Updated: Oct 25, 2019
I am in the process of stepping into silence and solitude. It is a challenging practice for me, to quiet my mind, my heart, my body, and my soul. It is not easy by any means, but so completely necessary.
I just finished reading Brennan Manning's book, Abba's Child, for the second time. He writes about what it means to belong to God as His beloved child and how to rest secure in that. It is so easy to let that thought disappear from our minds, and from our hearts. Two of my favorite theologians in the same quote write about this paradox.
"Writing to a New York intellectual and close friend, Henri Nouwen stated, 'All I want to say to you is, 'You are the Beloved, and all I hope is that you can hear these words spoken to you with all the tenderness and force that love can hold. My only desire is to make these words reverberate in every corner of your being-"You are the Beloved."
Anchored in this reality; our true self needs neither a muted trumpet to herald our arrival nor a gaudy soapbox to rivet attention from others. We give glory to God simply by being ourselves" (Manning, 52).
Manning goes on to talk about the beauty of silence and solitude. The beauty of having those intimate moments with God where it is just you and him and no one else. Sometimes I think it is so easy to escape those moments, yet God wants to give them to us as a gift. Maybe we just have to take it. I've been learning so much about what it means to be intimate with God, what it means to listen and wait on him.
Sometimes I've encountered those "thin places" (a friend once called it that, and I love her phrase) where the curtain between God and me becomes a bit transparent. I begin to sense God's heart in a more profound, more alive way. I catch small and brief glimpses of the character of God, and it is such a humbling experience.
One. Where have you been experiencing the silence of God? What are your thin places?

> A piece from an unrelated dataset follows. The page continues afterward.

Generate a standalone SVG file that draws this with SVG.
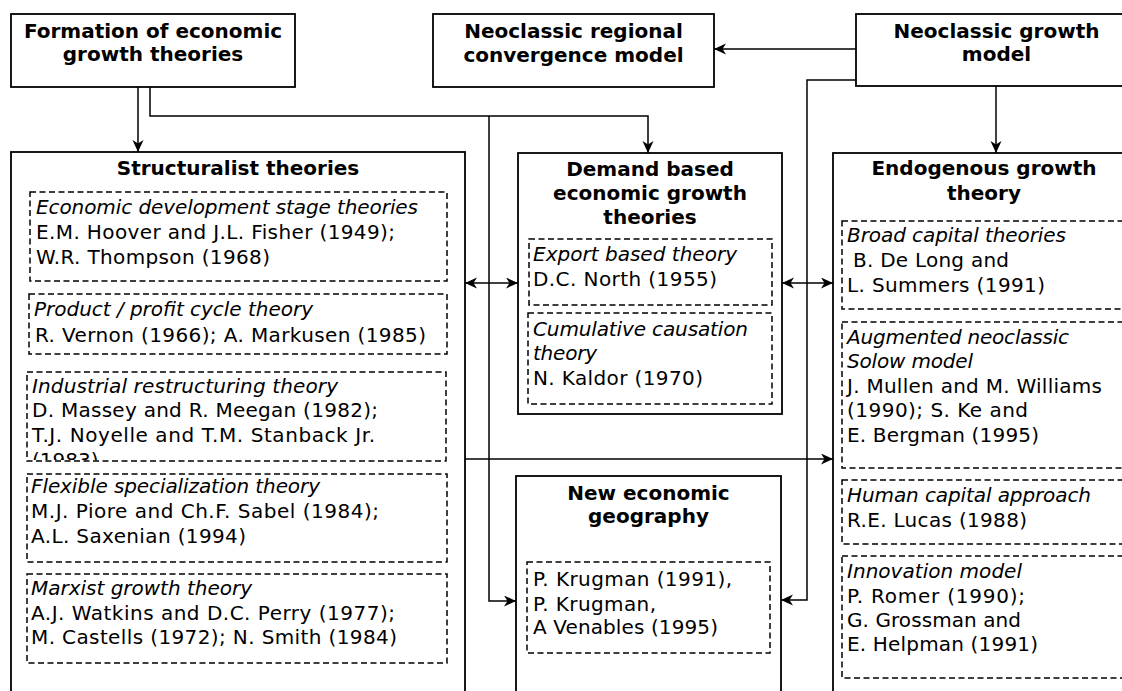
<svg xmlns="http://www.w3.org/2000/svg" width="1122" height="691" viewBox="0 0 1122 691">
<style>
.box{fill:#fff;stroke:#000;stroke-width:1.8}
.dash{fill:none;stroke:#000;stroke-width:1.5;stroke-dasharray:6 3.5}
.t{font-family:"DejaVu Sans",Verdana,sans-serif;font-size:20px;fill:#000}
.b{font-family:"DejaVu Sans",Verdana,sans-serif;font-size:20px;font-weight:bold;fill:#000;text-anchor:middle}
.i{font-style:italic}
.c{fill:none;stroke:#000;stroke-width:1.5}
</style>
<defs>
<marker id="ah" markerUnits="userSpaceOnUse" markerWidth="13" markerHeight="12" refX="12" refY="5.5" orient="auto-start-reverse">
<path d="M0,0 L12,5.5 L0,11 L3.5,5.5 z" fill="#000"/>
</marker>
<clipPath id="clip3"><rect x="27" y="372" width="420" height="88"/></clipPath>
</defs>
<rect width="1122" height="691" fill="#fff"/>

<g id="formation">
<rect class="box" x="11" y="14" width="284" height="73"/>
<text class="b" x="153" y="38">Formation of economic</text>
<text class="b" x="153" y="61">growth theories</text>
</g>

<g id="regional">
<rect class="box" x="433" y="14" width="281" height="73"/>
<text class="b" x="573.5" y="38">Neoclassic regional</text>
<text class="b" x="573.5" y="62">convergence model</text>
</g>

<g id="neoclassic">
<rect class="box" x="856" y="14" width="281" height="72"/>
<text class="b" x="996.5" y="38">Neoclassic growth</text>
<text class="b" x="996.5" y="61">model</text>
</g>

<g id="structuralist">
<rect class="box" x="11" y="152" width="454" height="560"/>
<text class="b" x="238" y="175">Structuralist theories</text>
<rect class="dash" x="30" y="192" width="417" height="89"/>
<text class="t i" x="36" y="214" textLength="382">Economic development stage theories</text>
<text class="t" x="36" y="239" textLength="359">E.M. Hoover and J.L. Fisher (1949);</text>
<text class="t" x="36" y="264" textLength="234">W.R. Thompson (1968)</text>
<rect class="dash" x="29" y="294" width="418" height="60"/>
<text class="t i" x="34" y="316" textLength="279">Product / profit cycle theory</text>
<text class="t" x="35" y="342" textLength="391">R. Vernon (1966); A. Markusen (1985)</text>
<rect class="dash" x="27" y="372" width="419" height="89"/>
<text class="t i" x="32" y="393" textLength="306">Industrial restructuring theory</text>
<text class="t" x="32" y="417" textLength="346">D. Massey and R. Meegan (1982);</text>
<text class="t" x="32" y="442" textLength="343">T.J. Noyelle and T.M. Stanback Jr.</text>
<text class="t" x="32" y="467" clip-path="url(#clip3)">(1983)</text>
<rect class="dash" x="27" y="474" width="420" height="88"/>
<text class="t i" x="31" y="493" textLength="289">Flexible specialization theory</text>
<text class="t" x="31" y="518" textLength="348">M.J. Piore and Ch.F. Sabel (1984);</text>
<text class="t" x="31" y="543" textLength="215">A.L. Saxenian (1994)</text>
<rect class="dash" x="27" y="574" width="420" height="89"/>
<text class="t i" x="31" y="595" textLength="221">Marxist growth theory</text>
<text class="t" x="31" y="620" textLength="364">A.J. Watkins and D.C. Perry (1977);</text>
<text class="t" x="31" y="644" textLength="366">M. Castells (1972); N. Smith (1984)</text>
</g>

<g id="demand">
<rect class="box" x="518" y="153" width="264" height="261"/>
<text class="b" x="650" y="176">Demand based</text>
<text class="b" x="650" y="200">economic growth</text>
<text class="b" x="650" y="224">theories</text>
<rect class="dash" x="529" y="239" width="243" height="66"/>
<text class="t i" x="533" y="261" textLength="204">Export based theory</text>
<text class="t" x="533" y="286" textLength="184">D.C. North (1955)</text>
<rect class="dash" x="528" y="313" width="244" height="91"/>
<text class="t i" x="533" y="336" textLength="215">Cumulative causation</text>
<text class="t i" x="533" y="360" textLength="64">theory</text>
<text class="t" x="533" y="385" textLength="170">N. Kaldor (1970)</text>
</g>

<g id="neg">
<rect class="box" x="516" y="476" width="265" height="240"/>
<text class="b" x="648.5" y="500">New economic</text>
<text class="b" x="648.5" y="523">geography</text>
<rect class="dash" x="527" y="562" width="243" height="91"/>
<text class="t" x="533" y="586" textLength="199">P. Krugman (1991),</text>
<text class="t" x="533" y="611" textLength="123">P. Krugman,</text>
<text class="t" x="533" y="634" textLength="185">A Venables (1995)</text>
</g>

<g id="endogenous">
<rect class="box" x="833" y="153" width="302" height="560"/>
<text class="b" x="984" y="175">Endogenous growth</text>
<text class="b" x="984" y="200">theory</text>
<rect class="dash" x="842" y="221" width="290" height="88"/>
<text class="t i" x="847" y="242" textLength="219">Broad capital theories</text>
<text class="t" x="853" y="267" textLength="156">B. De Long and</text>
<text class="t" x="847" y="292" textLength="198">L. Summers (1991)</text>
<rect class="dash" x="842" y="322" width="290" height="146"/>
<text class="t i" x="847" y="344" textLength="222">Augmented neoclassic</text>
<text class="t i" x="847" y="368" textLength="126">Solow model</text>
<text class="t" x="847" y="393" textLength="255">J. Mullen and M. Williams</text>
<text class="t" x="847" y="417" textLength="181">(1990); S. Ke and</text>
<text class="t" x="847" y="442" textLength="192">E. Bergman (1995)</text>
<rect class="dash" x="842" y="480" width="290" height="64"/>
<text class="t i" x="847" y="502" textLength="244">Human capital approach</text>
<text class="t" x="847" y="527" textLength="180">R.E. Lucas (1988)</text>
<rect class="dash" x="842" y="556" width="290" height="122"/>
<text class="t i" x="847" y="578" textLength="175">Innovation model</text>
<text class="t" x="847" y="603" textLength="178">P. Romer (1990);</text>
<text class="t" x="847" y="627" textLength="174">G. Grossman and</text>
<text class="t" x="847" y="651" textLength="191">E. Helpman (1991)</text>
</g>

<g id="connectors">
<line class="c" x1="138" y1="87" x2="138" y2="152" marker-end="url(#ah)"/>
<polyline class="c" points="150,87 150,116 648,116 648,153" marker-end="url(#ah)"/>
<polyline class="c" points="489,116 489,601 516,601" marker-end="url(#ah)"/>
<line class="c" x1="856" y1="49" x2="714" y2="49" marker-end="url(#ah)"/>
<line class="c" x1="996" y1="86" x2="996" y2="153" marker-end="url(#ah)"/>
<polyline class="c" points="856,80 807,80 807,600 781,600" marker-end="url(#ah)"/>
<line class="c" x1="465" y1="283" x2="518" y2="283" marker-start="url(#ah)" marker-end="url(#ah)"/>
<line class="c" x1="782" y1="283" x2="833" y2="283" marker-start="url(#ah)" marker-end="url(#ah)"/>
<line class="c" x1="465" y1="459" x2="833" y2="459" marker-end="url(#ah)"/>
</g>
</svg>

Manning writes of the poetry of silence and how that allows us, in our messiness as humans, to engage with the holiness of our Creator. He writes: "Silence is not simply the absence of noise or the shutdown of communication with the outside world, but rather a process of coming to stillness. Silent solitude forges true speech. I'm not speaking of physical isolation; solitude here means being alone with the Alone, experiencing the transcendent Other and growing in awareness of one's identity as the beloved. It is impossible to know another person intimately without spending time together. Silence makes this solitude a reality. It has been said, 'Silence is solitude practiced in action'" (56). Today, my thin, holy, sacred space, looked like listening to choral music conducted and composted by Eric Whitacre, with my devotions. I am trying to practice listening to God more. As I listen to different podcasts (one of my new favorites is "The Liturgist"), the idea of prayer as a conversation has been articulated.
Two. What does it mean to not just engage with God by talking, but also listening?
What might he/she say in the stillness? When you pray, what does that look like? For me, it can be journaling, walking, running, practicing yoga, taking a deep breath, or playing the piano. The farther I go on my Jesus journey, the more I realize that prayer, that intimacy with God, can happen in our ordinary life.
To paraphrase Shane Claiborne, prayer can make ordinary, extra-ordinary.
Three. Embracing what God does for you is the best thing you can do for him.
So, dear reader, I leave you with these final verses and questions. Romans 12.1-2 says: "So here's what I want you to do, God helping you: Take your everyday, ordinary life—your sleeping, eating, going-to-work, and walking-around life—and place it before God as an offering. Don't become so well-adjusted to your culture that you fit into it without even thinking. Instead, fix your attention on God. You'll be changed from the inside out. Readily recognize what he wants from you, and quickly respond to it. Unlike the culture around you, always dragging you down to its level of immaturity, God brings the best out of you, develops well-formed maturity in you" (The Message).
How can we be with God, in this moment, in this here and now? How can we listen for God's quiet whispers of calm or loud shouts of joy?
How can we encounter sacred space with our Creator?
Works Cited Manning, Brennan. Abba's Child: The Cry of the Heart for Intimate Belonging. Colorado Springs, Colorado, NavPress, 994. Print. Peterson, Eugene H. The Message. Bible Gateway, www.biblegateway.com. Accessed 25 September 2019.